= Work instructions =
Copy out each line exactly; pictures stay out of the copy.

= Information provided =
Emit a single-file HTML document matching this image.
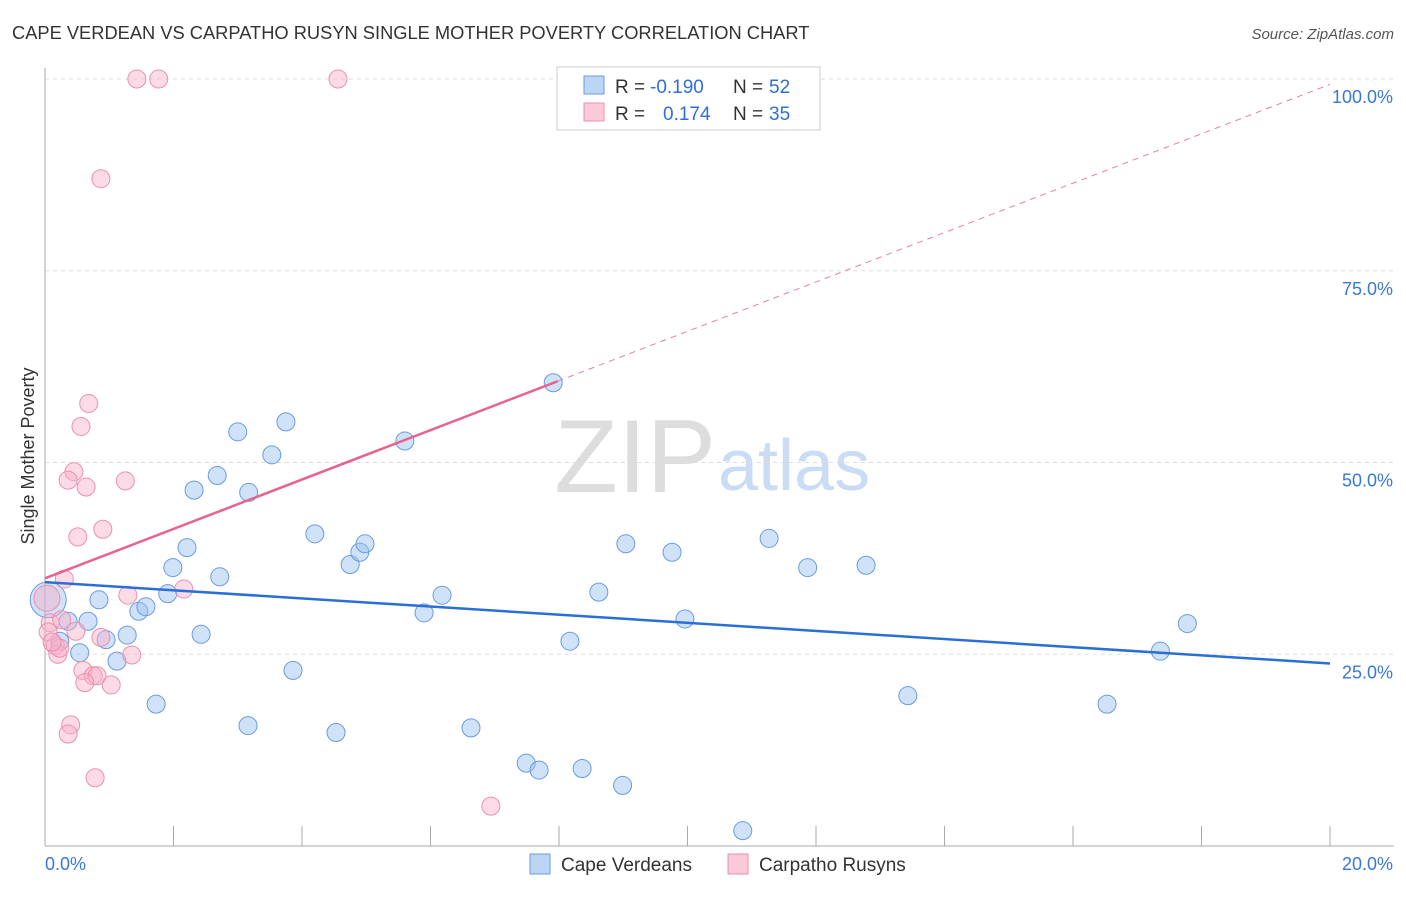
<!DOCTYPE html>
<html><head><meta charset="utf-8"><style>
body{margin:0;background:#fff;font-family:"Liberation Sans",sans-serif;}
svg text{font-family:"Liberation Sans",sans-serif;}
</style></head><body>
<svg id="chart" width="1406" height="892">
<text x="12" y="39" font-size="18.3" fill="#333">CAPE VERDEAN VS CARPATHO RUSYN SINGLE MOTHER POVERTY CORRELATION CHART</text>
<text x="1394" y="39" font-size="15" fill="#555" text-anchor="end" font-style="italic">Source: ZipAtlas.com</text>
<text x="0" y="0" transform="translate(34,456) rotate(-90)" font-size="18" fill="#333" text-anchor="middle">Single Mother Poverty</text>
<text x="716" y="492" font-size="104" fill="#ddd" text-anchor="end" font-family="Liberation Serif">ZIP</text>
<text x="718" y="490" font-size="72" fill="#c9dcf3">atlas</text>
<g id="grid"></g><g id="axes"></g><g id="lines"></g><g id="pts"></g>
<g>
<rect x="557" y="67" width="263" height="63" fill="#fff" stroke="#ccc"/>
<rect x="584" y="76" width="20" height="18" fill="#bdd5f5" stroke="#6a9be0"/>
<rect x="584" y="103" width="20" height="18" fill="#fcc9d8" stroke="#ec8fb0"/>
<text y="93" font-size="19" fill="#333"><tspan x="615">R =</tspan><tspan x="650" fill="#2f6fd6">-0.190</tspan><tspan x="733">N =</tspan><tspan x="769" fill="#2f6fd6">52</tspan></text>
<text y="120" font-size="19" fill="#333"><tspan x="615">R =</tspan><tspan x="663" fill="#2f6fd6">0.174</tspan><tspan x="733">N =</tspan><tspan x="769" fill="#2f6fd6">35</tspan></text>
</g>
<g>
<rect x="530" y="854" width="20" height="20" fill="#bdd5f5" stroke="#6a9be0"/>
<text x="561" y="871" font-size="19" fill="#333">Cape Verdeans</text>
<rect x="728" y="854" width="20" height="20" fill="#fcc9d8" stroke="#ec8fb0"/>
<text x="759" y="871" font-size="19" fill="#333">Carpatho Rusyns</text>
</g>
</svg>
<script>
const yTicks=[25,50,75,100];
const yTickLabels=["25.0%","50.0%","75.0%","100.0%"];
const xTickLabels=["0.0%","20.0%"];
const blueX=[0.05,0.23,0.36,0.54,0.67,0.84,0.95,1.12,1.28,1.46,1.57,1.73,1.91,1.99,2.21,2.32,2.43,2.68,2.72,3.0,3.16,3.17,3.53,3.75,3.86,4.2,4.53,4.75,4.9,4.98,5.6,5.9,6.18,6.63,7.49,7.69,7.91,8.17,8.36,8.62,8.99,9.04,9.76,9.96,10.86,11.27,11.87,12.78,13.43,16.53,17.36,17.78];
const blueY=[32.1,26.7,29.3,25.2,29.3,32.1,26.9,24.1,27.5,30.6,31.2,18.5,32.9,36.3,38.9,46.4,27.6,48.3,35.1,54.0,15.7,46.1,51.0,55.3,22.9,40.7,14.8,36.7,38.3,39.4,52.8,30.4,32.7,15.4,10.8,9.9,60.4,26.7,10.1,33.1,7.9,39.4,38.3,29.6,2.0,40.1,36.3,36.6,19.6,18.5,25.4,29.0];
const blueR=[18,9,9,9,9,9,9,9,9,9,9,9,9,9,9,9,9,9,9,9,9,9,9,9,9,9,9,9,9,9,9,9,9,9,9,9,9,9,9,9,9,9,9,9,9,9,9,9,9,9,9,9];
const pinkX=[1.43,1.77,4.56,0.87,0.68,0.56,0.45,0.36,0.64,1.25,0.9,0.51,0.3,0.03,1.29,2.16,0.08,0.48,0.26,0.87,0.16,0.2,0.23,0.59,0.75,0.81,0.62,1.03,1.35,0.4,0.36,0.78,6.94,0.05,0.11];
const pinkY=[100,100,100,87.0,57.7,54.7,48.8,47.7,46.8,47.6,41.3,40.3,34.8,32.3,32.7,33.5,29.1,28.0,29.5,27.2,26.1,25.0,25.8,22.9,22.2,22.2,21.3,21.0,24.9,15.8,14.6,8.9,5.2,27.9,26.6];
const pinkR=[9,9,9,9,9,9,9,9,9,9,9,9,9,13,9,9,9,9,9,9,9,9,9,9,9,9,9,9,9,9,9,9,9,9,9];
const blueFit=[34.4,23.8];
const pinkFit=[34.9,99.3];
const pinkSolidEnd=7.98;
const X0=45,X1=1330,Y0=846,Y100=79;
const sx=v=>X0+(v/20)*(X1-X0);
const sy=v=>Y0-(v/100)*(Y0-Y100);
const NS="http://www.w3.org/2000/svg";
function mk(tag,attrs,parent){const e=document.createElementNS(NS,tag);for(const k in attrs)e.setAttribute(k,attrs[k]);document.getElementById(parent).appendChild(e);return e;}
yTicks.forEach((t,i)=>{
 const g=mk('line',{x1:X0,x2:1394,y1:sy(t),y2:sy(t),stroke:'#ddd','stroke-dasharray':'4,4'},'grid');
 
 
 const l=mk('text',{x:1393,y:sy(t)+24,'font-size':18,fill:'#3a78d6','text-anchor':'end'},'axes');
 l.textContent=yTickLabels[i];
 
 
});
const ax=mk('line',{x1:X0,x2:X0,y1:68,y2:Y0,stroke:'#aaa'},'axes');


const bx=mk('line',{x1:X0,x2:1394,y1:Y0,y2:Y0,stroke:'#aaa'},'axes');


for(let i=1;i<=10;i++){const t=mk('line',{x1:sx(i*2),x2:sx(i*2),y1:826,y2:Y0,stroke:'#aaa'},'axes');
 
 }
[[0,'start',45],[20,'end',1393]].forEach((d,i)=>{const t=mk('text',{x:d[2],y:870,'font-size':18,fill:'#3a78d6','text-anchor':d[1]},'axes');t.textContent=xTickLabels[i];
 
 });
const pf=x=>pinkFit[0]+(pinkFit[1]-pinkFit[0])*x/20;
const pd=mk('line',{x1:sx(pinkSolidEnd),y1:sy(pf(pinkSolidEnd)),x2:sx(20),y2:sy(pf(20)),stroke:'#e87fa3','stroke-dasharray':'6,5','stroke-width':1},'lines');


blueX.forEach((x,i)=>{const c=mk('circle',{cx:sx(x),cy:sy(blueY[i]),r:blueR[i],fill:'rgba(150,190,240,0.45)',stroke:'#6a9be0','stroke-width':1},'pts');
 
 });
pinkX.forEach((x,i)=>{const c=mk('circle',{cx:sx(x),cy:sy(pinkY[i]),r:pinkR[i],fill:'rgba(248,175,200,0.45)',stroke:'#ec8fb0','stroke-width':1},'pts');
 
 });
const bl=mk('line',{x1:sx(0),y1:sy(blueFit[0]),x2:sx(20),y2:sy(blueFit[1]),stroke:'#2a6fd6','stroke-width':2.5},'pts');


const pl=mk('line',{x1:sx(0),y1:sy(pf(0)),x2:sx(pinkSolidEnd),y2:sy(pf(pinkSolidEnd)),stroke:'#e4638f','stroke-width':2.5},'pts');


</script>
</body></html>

= Expected output =
Emit a single-file HTML document matching this image.
<!DOCTYPE html>
<html><head><meta charset="utf-8"><style>
body{margin:0;background:#fff;font-family:"Liberation Sans",sans-serif;}
svg text{font-family:"Liberation Sans",sans-serif;}
</style></head><body>
<svg id="chart" width="1406" height="892">
<text x="12" y="39" font-size="18.3" fill="#333">CAPE VERDEAN VS CARPATHO RUSYN SINGLE MOTHER POVERTY CORRELATION CHART</text>
<text x="1394" y="39" font-size="15" fill="#555" text-anchor="end" font-style="italic">Source: ZipAtlas.com</text>
<text x="0" y="0" transform="translate(34,456) rotate(-90)" font-size="18" fill="#333" text-anchor="middle">Single Mother Poverty</text>
<text x="716" y="492" font-size="104" fill="#ddd" text-anchor="end" font-family="Liberation Serif">ZIP</text>
<text x="718" y="490" font-size="72" fill="#c9dcf3">atlas</text>
<g id="grid"></g><g id="axes"></g><g id="lines"></g><g id="pts"></g>
<g>
<rect x="557" y="67" width="263" height="63" fill="#fff" stroke="#ccc"/>
<rect x="584" y="76" width="20" height="18" fill="#bdd5f5" stroke="#6a9be0"/>
<rect x="584" y="103" width="20" height="18" fill="#fcc9d8" stroke="#ec8fb0"/>
<text y="93" font-size="19" fill="#333"><tspan x="615">R =</tspan><tspan x="650" fill="#2f6fd6">-0.190</tspan><tspan x="733">N =</tspan><tspan x="769" fill="#2f6fd6">52</tspan></text>
<text y="120" font-size="19" fill="#333"><tspan x="615">R =</tspan><tspan x="663" fill="#2f6fd6">0.174</tspan><tspan x="733">N =</tspan><tspan x="769" fill="#2f6fd6">35</tspan></text>
</g>
<g>
<rect x="530" y="854" width="20" height="20" fill="#bdd5f5" stroke="#6a9be0"/>
<text x="561" y="871" font-size="19" fill="#333">Cape Verdeans</text>
<rect x="728" y="854" width="20" height="20" fill="#fcc9d8" stroke="#ec8fb0"/>
<text x="759" y="871" font-size="19" fill="#333">Carpatho Rusyns</text>
</g>
</svg>
<script>
const yTicks=[25,50,75,100];
const yTickLabels=["25.0%","50.0%","75.0%","100.0%"];
const xTickLabels=["0.0%","20.0%"];
const blueX=[0.05,0.23,0.36,0.54,0.67,0.84,0.95,1.12,1.28,1.46,1.57,1.73,1.91,1.99,2.21,2.32,2.43,2.68,2.72,3.0,3.16,3.17,3.53,3.75,3.86,4.2,4.53,4.75,4.9,4.98,5.6,5.9,6.18,6.63,7.49,7.69,7.91,8.17,8.36,8.62,8.99,9.04,9.76,9.96,10.86,11.27,11.87,12.78,13.43,16.53,17.36,17.78];
const blueY=[32.1,26.7,29.3,25.2,29.3,32.1,26.9,24.1,27.5,30.6,31.2,18.5,32.9,36.3,38.9,46.4,27.6,48.3,35.1,54.0,15.7,46.1,51.0,55.3,22.9,40.7,14.8,36.7,38.3,39.4,52.8,30.4,32.7,15.4,10.8,9.9,60.4,26.7,10.1,33.1,7.9,39.4,38.3,29.6,2.0,40.1,36.3,36.6,19.6,18.5,25.4,29.0];
const blueR=[18,9,9,9,9,9,9,9,9,9,9,9,9,9,9,9,9,9,9,9,9,9,9,9,9,9,9,9,9,9,9,9,9,9,9,9,9,9,9,9,9,9,9,9,9,9,9,9,9,9,9,9];
const pinkX=[1.43,1.77,4.56,0.87,0.68,0.56,0.45,0.36,0.64,1.25,0.9,0.51,0.3,0.03,1.29,2.16,0.08,0.48,0.26,0.87,0.16,0.2,0.23,0.59,0.75,0.81,0.62,1.03,1.35,0.4,0.36,0.78,6.94,0.05,0.11];
const pinkY=[100,100,100,87.0,57.7,54.7,48.8,47.7,46.8,47.6,41.3,40.3,34.8,32.3,32.7,33.5,29.1,28.0,29.5,27.2,26.1,25.0,25.8,22.9,22.2,22.2,21.3,21.0,24.9,15.8,14.6,8.9,5.2,27.9,26.6];
const pinkR=[9,9,9,9,9,9,9,9,9,9,9,9,9,13,9,9,9,9,9,9,9,9,9,9,9,9,9,9,9,9,9,9,9,9,9];
const blueFit=[34.4,23.8];
const pinkFit=[34.9,99.3];
const pinkSolidEnd=7.98;
const X0=45,X1=1330,Y0=846,Y100=79;
const sx=v=>X0+(v/20)*(X1-X0);
const sy=v=>Y0-(v/100)*(Y0-Y100);
const NS="http://www.w3.org/2000/svg";
function mk(tag,attrs,parent){const e=document.createElementNS(NS,tag);for(const k in attrs)e.setAttribute(k,attrs[k]);document.getElementById(parent).appendChild(e);return e;}
yTicks.forEach((t,i)=>{
 const g=mk('line',{x1:X0,x2:1394,y1:sy(t),y2:sy(t),stroke:'#ddd','stroke-dasharray':'4,4'},'grid');
 
 
 const l=mk('text',{x:1393,y:sy(t)+24,'font-size':18,fill:'#3a78d6','text-anchor':'end'},'axes');
 l.textContent=yTickLabels[i];
 
 
});
const ax=mk('line',{x1:X0,x2:X0,y1:68,y2:Y0,stroke:'#aaa'},'axes');


const bx=mk('line',{x1:X0,x2:1394,y1:Y0,y2:Y0,stroke:'#aaa'},'axes');


for(let i=1;i<=10;i++){const t=mk('line',{x1:sx(i*2),x2:sx(i*2),y1:826,y2:Y0,stroke:'#aaa'},'axes');
 
 }
[[0,'start',45],[20,'end',1393]].forEach((d,i)=>{const t=mk('text',{x:d[2],y:870,'font-size':18,fill:'#3a78d6','text-anchor':d[1]},'axes');t.textContent=xTickLabels[i];
 
 });
const pf=x=>pinkFit[0]+(pinkFit[1]-pinkFit[0])*x/20;
const pd=mk('line',{x1:sx(pinkSolidEnd),y1:sy(pf(pinkSolidEnd)),x2:sx(20),y2:sy(pf(20)),stroke:'#e87fa3','stroke-dasharray':'6,5','stroke-width':1},'lines');


blueX.forEach((x,i)=>{const c=mk('circle',{cx:sx(x),cy:sy(blueY[i]),r:blueR[i],fill:'rgba(150,190,240,0.45)',stroke:'#6a9be0','stroke-width':1},'pts');
 
 });
pinkX.forEach((x,i)=>{const c=mk('circle',{cx:sx(x),cy:sy(pinkY[i]),r:pinkR[i],fill:'rgba(248,175,200,0.45)',stroke:'#ec8fb0','stroke-width':1},'pts');
 
 });
const bl=mk('line',{x1:sx(0),y1:sy(blueFit[0]),x2:sx(20),y2:sy(blueFit[1]),stroke:'#2a6fd6','stroke-width':2.5},'pts');


const pl=mk('line',{x1:sx(0),y1:sy(pf(0)),x2:sx(pinkSolidEnd),y2:sy(pf(pinkSolidEnd)),stroke:'#e4638f','stroke-width':2.5},'pts');


</script>
</body></html>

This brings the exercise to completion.